Whether half empty or half full, some truths are just harder to swallow.

The next day, Sunday, in the afternoon, I felt oddly compelled to lie down, which is not really like me. I rarely nap during the day. And there on the couch, I quickly fell into a light meditative state and found myself again with See Do.

            I asked about alcohol and why we can’t just control it.

           His answer was stunning. He said that we do control it. It is exactly what we want and it does to us exactly what we want. Generally, he said, we use it to punish and deaden ourselves.

           We use alcohol to help us resist our power, the truth, and our responsibility to ourselves. To resist and deny our responsibility to our mind and to our true potential.

           This is part of forgiving ourselves, as sometimes we have pain we want to feel, want to embrace. Sometimes we find pain, and its corollary, numbness, attractive. As payment for something we can’t forgive in ourselves.
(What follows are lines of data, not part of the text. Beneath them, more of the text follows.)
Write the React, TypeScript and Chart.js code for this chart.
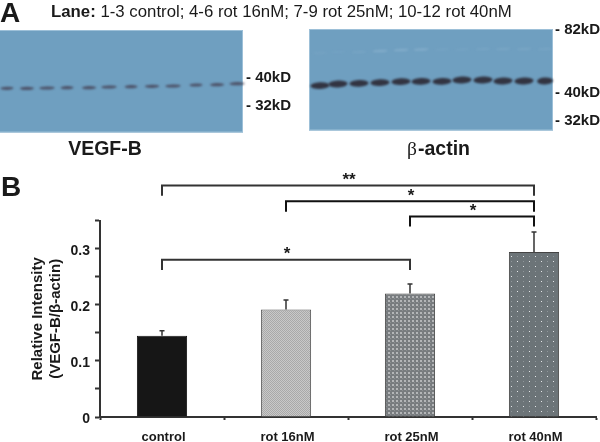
import React, { useEffect, useRef } from "react";
import { Chart, registerables } from "chart.js";

Chart.register(...registerables);

const categories = ["control", "rot 16nM", "rot 25nM", "rot 40nM"];
const meanValues = [0.1447, 0.1915, 0.22, 0.294];
const errorTops = [0.154, 0.2087, 0.237, 0.3297];
const yTickLabels = [0, 0.1, 0.2, 0.3];
const bracketFrom = ["control", "rot 16nM", "rot 25nM", "control"];
const bracketTo = ["rot 40nM", "rot 40nM", "rot 40nM", "rot 25nM"];
const bracketLevel = [0.4128, 0.3849, 0.3577, 0.2805];
const bracketFoot = [0.3945, 0.366, 0.3395, 0.262];
const bracketStars = ["**", "*", "*", "*"];

const vegfLaneX = [7, 27, 47, 67, 89, 109, 131, 152, 173, 196, 217, 237];
const vegfLaneY = [88.3, 88.4, 88, 87.7, 87.7, 87, 86.7, 86.3, 86, 85, 84.7, 83.7];
const actinLaneX = [320, 338, 359, 380, 401, 421, 442, 462, 483, 503, 524, 545];
const actinLaneY = [85.7, 84, 83.3, 82.7, 81.7, 81.3, 81.3, 80, 80, 81, 81, 81];
const actinFaintY = [53, 52, 52, 51, 50, 49.5, 49.5, 49.5, 49, 49, 49, 49];
const actinFaintAlpha = [0.06, 0.05, 0.08, 0.2, 0.2, 0.2, 0.06, 0.06, 0.08, 0.1, 0.1, 0.08];

function makePattern(kind: string, ctx: CanvasRenderingContext2D) {
  const c = document.createElement("canvas");
  const g = c.getContext("2d")!;
  if (kind === "fine") {
    c.width = 2; c.height = 2;
    g.fillStyle = "#c9c9c9"; g.fillRect(0, 0, 2, 2);
    g.fillStyle = "#a9a9a9"; g.fillRect(0, 0, 1, 1); g.fillRect(1, 1, 1, 1);
  } else if (kind === "dither") {
    c.width = 4; c.height = 4;
    g.fillStyle = "#787c7f"; g.fillRect(0, 0, 4, 4);
    g.fillStyle = "#b4b6b8"; g.fillRect(0, 0, 2, 2);
    g.fillStyle = "#8c9092"; g.fillRect(2, 2, 1, 1);
  } else {
    c.width = 12; c.height = 10;
    g.fillStyle = "#6c7478"; g.fillRect(0, 0, 12, 10);
    g.fillStyle = "#e4e6e8"; g.fillRect(1, 1, 1, 1); g.fillRect(7, 6, 1, 1);
    g.fillStyle = "#8e9599"; g.fillRect(7, 1, 1, 1); g.fillRect(1, 6, 1, 1);
  }
  return ctx.createPattern(c, "repeat")!;
}

function drawBlot(ctx: CanvasRenderingContext2D, x: number, y: number, w: number, h: number) {
  ctx.fillStyle = "#6f9fc0";
  ctx.fillRect(x, y, w, h);
  ctx.strokeStyle = "#9dc0d8";
  ctx.lineWidth = 1;
  ctx.strokeRect(x + 0.5, y + 0.5, w - 1, h - 1);
}

const figurePlugin = {
  id: "figure",
  beforeDraw(chart: any) {
    const ctx: CanvasRenderingContext2D = chart.ctx;
    ctx.save();
    ctx.fillStyle = "#fff";
    ctx.fillRect(0, 0, 600, 442);
    drawBlot(ctx, -2, 30, 245, 102.5);
    drawBlot(ctx, 309, 29, 244, 101.5);

    ctx.filter = "blur(0.8px)";
    vegfLaneX.forEach((x, i) => {
      ctx.fillStyle = "rgba(70,66,86,0.82)";
      ctx.beginPath();
      ctx.ellipse(x, vegfLaneY[i], 6.5 + (i % 3) * 0.6, 1.6, -0.02, 0, Math.PI * 2);
      ctx.fill();
    });
    actinLaneX.forEach((x, i) => {
      ctx.fillStyle = "rgba(44,42,54,0.92)";
      ctx.beginPath();
      ctx.ellipse(x, actinLaneY[i], i === 11 ? 8 : 9.6, 3.4, -0.04, 0, Math.PI * 2);
      ctx.fill();
      ctx.fillStyle = `rgba(205,225,240,${actinFaintAlpha[i]})`;
      ctx.beginPath();
      ctx.ellipse(x, actinFaintY[i], 7.5, 1.3, -0.05, 0, Math.PI * 2);
      ctx.fill();
    });
    ctx.filter = "none";

    const text = (s: string, x: number, y: number, font: string, align: CanvasTextAlign = "left") => {
      ctx.font = font;
      ctx.textAlign = align;
      ctx.textBaseline = "middle";
      ctx.fillStyle = "#1a1a1a";
      ctx.fillText(s, x, y);
    };
    const sans = '"Liberation Sans", Arial, sans-serif';
    text("A", 0, 14, `bold 28px ${sans}`);
    text("B", 1, 188, `bold 28px ${sans}`);
    text("Lane:", 51, 12.5, `bold 16.8px ${sans}`);
    const laneW = ctx.measureText("Lane: ").width;
    text("1-3 control; 4-6 rot 16nM; 7-9 rot 25nM; 10-12 rot 40nM", 51 + laneW, 12.5, `16.8px ${sans}`);
    text("- 40kD", 246, 78, `bold 15px ${sans}`);
    text("- 32kD", 246, 105.5, `bold 15px ${sans}`);
    text("- 82kD", 555, 30, `bold 15px ${sans}`);
    text("- 40kD", 555, 93, `bold 15px ${sans}`);
    text("- 32kD", 555, 121, `bold 15px ${sans}`);
    text("VEGF-B", 105, 150, `bold 19.5px ${sans}`, "center");
    text("β", 407, 150, '19.5px "Liberation Serif", serif');
    text("-actin", 418, 150, `bold 19.5px ${sans}`);
    ctx.restore();
  },
  afterDatasetsDraw(chart: any) {
    const ctx: CanvasRenderingContext2D = chart.ctx;
    const xs = chart.scales.x;
    const ys = chart.scales.y;
    ctx.save();
    ctx.strokeStyle = "#333";
    ctx.lineWidth = 1.5;
    categories.forEach((c, i) => {
      const x = xs.getPixelForValue(i);
      const top = ys.getPixelForValue(errorTops[i]);
      const base = ys.getPixelForValue(meanValues[i]);
      ctx.beginPath();
      ctx.moveTo(x, base);
      ctx.lineTo(x, top);
      ctx.moveTo(x - 2.5, top);
      ctx.lineTo(x + 2.5, top);
      ctx.stroke();
    });
    ctx.fillStyle = "#1a1a1a";
    ctx.font = 'bold 17px "Liberation Sans", Arial, sans-serif';
    ctx.textAlign = "center";
    ctx.textBaseline = "middle";
    bracketStars.forEach((s, i) => {
      const a = xs.getPixelForValue(categories.indexOf(bracketFrom[i]));
      const b = xs.getPixelForValue(categories.indexOf(bracketTo[i]));
      ctx.fillText(s, (a + b) / 2 + 1, ys.getPixelForValue(bracketLevel[i]) - 5);
    });
    ctx.restore();
  },
};

export default function App() {
  const ref = useRef<HTMLCanvasElement>(null);
  useEffect(() => {
    document.body.style.margin = "0";
    const canvas = ref.current!;
    const ctx = canvas.getContext("2d")!;
    const barFills: any[] = [
      "#161616",
      makePattern("fine", ctx),
      makePattern("dither", ctx),
      makePattern("dots", ctx),
    ];
    const bracketSets = bracketFrom.map((from, i) => ({
      type: "line" as const,
      data: [
        { x: from, y: bracketFoot[i] },
        { x: from, y: bracketLevel[i] },
        { x: bracketTo[i], y: bracketLevel[i] },
        { x: bracketTo[i], y: bracketFoot[i] },
      ],
      borderColor: i === 1 || i === 2 ? "#111" : "#333",
      borderWidth: 2,
      pointRadius: 0,
      tension: 0,
      clip: false as any,
      order: 0,
    }));
    const chart = new Chart(canvas, {
      type: "bar",
      data: {
        labels: categories,
        datasets: [
          {
            data: meanValues,
            backgroundColor: barFills,
            borderColor: ["#161616", "#555", "#444", "#444"],
            borderWidth: 1,
            barPercentage: 0.405,
            categoryPercentage: 1,
            order: 1,
          } as any,
          ...(bracketSets as any[]),
        ],
      },
      options: {
        responsive: false,
        animation: false,
        devicePixelRatio: 1,
        layout: { padding: { top: 220.7, right: 4, left: 0, bottom: 0 } },
        plugins: { legend: { display: false }, tooltip: { enabled: false }, title: { display: false } },
        scales: {
          x: {
            type: "category",
            afterFit: (s: any) => { s.height = 25; },
            grid: { display: true, drawOnChartArea: false, offset: true, tickLength: 3, tickWidth: 2, tickColor: "#333" },
            border: { color: "#333", width: 2 },
            ticks: {
              color: "#1a1a1a",
              padding: 10,
              labelOffset: 1.5,
              maxRotation: 0,
              font: { family: '"Liberation Sans", Arial, sans-serif', weight: "bold", size: 13 },
            },
          },
          y: {
            min: 0,
            max: 0.35,
            afterFit: (s: any) => { s.width = 100; },
            grid: { display: true, drawOnChartArea: false, tickLength: 5, tickWidth: 2, tickColor: "#333" },
            border: { color: "#333", width: 2 },
            title: {
              display: true,
              text: ["Relative Intensity", "(VEGF-B/β-actin)"],
              color: "#1a1a1a",
              padding: { top: 29, bottom: 0 },
              font: { family: '"Liberation Sans", Arial, sans-serif', weight: "bold", size: 15, lineHeight: 1.2 },
            },
            ticks: {
              stepSize: 0.05,
              padding: 5,
              labelOffset: 2,
              color: "#1a1a1a",
              font: { family: '"Liberation Sans", Arial, sans-serif', weight: "bold", size: 14 },
              callback: (v: any) => {
                const r = Math.round(Number(v) * 100) / 100;
                return yTickLabels.includes(r) ? String(r) : "";
              },
            },
          },
        },
      } as any,
      plugins: [figurePlugin],
    });
    return () => chart.destroy();
  }, []);
  return <canvas ref={ref} width={600} height={442} style={{ display: "block" }} />;
}
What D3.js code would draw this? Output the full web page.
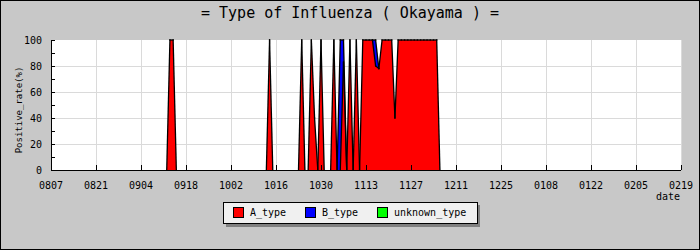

           Sometimes we are frightened of our power, of the power of our mind, of the power and scope of our emotions, or of our very creativity, of our passions, and the responsibilities that come with them. And we find that the numbness, the plausible deniability, of alcohol’s effects is easier to accept. That it’s easier to put ourselves in a state of numbness that we can ride out for the evening.

           We control alcohol, and in fact, create the effects. It is our deepest wishes playing out in our world made whole.

           He went even further and said it is like self-mutilation of the mind. Or of the soul. And that it is like the angry child, who will destroy something dear to him to spite those around him, and himself. And the potential to escalate out of control comes along in similar fashion. The damage done can create the shame that can drive more damage.

            See Do sees it clearly. And I know I have much yet to learn.

            In the same session I also asked him about his past. And in the process learned again just how much I hadn’t learned. He said simply “I exist outside of Time.”

            Of course. I knew that. It felt like he was saying “Haven’t you been paying attention?” Given everything so far, he is right. It was sort of a dumb question.

            Time is an illusion. There is no Time. He has no past.